José Miguel Arroyo Delgado (born May 1, 1969) is a Spanish bullfighter. He is better known in bullfighting circles as Joselito, a nickname he shares with at least two other notables: José Gomez, the Joselito bullfighter of the 1910s, and Joselito, a teen idol singer from the 1960s.

==Biography==
Arroyo Delgado was born in Madrid. He grew up in a poor family, dreaming about fame and wealth as a bullfighter. He became a professional bullfighter in Seville at the early age of sixteen. He went on to triumph in Mexico as well as in his native country. In Mexico, he was awarded a bull's tail, the top award given to a "torero" there.

Arroyo Delgado himself admits to being one of the most battered bullfighters of his generation. In 1989 he sustained his worst injury, when he was hit by a bull and required hospitalization. In 1996 he came close to another serious injury, when he faced a bull in France: he was not fighting well that day and he was close to losing to a bull. He won the encounter, but thought seriously about retiring. Arroyo Delgado has been a controversial bullfighter in Spain: he is known for his dislike of uniforms, whether military or torero, although he does use his torero uniform. He was also both widely criticized and praised by the Spanish public for refusing to dedicate a bull to King Juan Carlos de Bourbon, dedicating it instead to his friend, "El Bote", a fellow bullfighter who had just been hospitalized after an encounter with a bull.

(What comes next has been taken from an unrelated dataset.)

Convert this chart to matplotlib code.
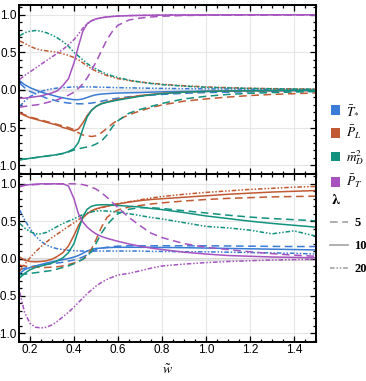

Arroyo Delgado is equally controversial in Spain for his religious views: although he claims to be a Catholic, he has also declared that, had he been born in another country, his God would have been either Allah or Buddha. Arroyo Delgado never prays before his fights, although this is a tradition for bullfighters in Spain, a country that has an overwhelming Catholic majority.

Arroyo Delgado is the owner of a cattle ranch. He is the adoptive son of Enrique Martin Arranz and his wife Adela. Arroyo Delgado's natural father died in 1981.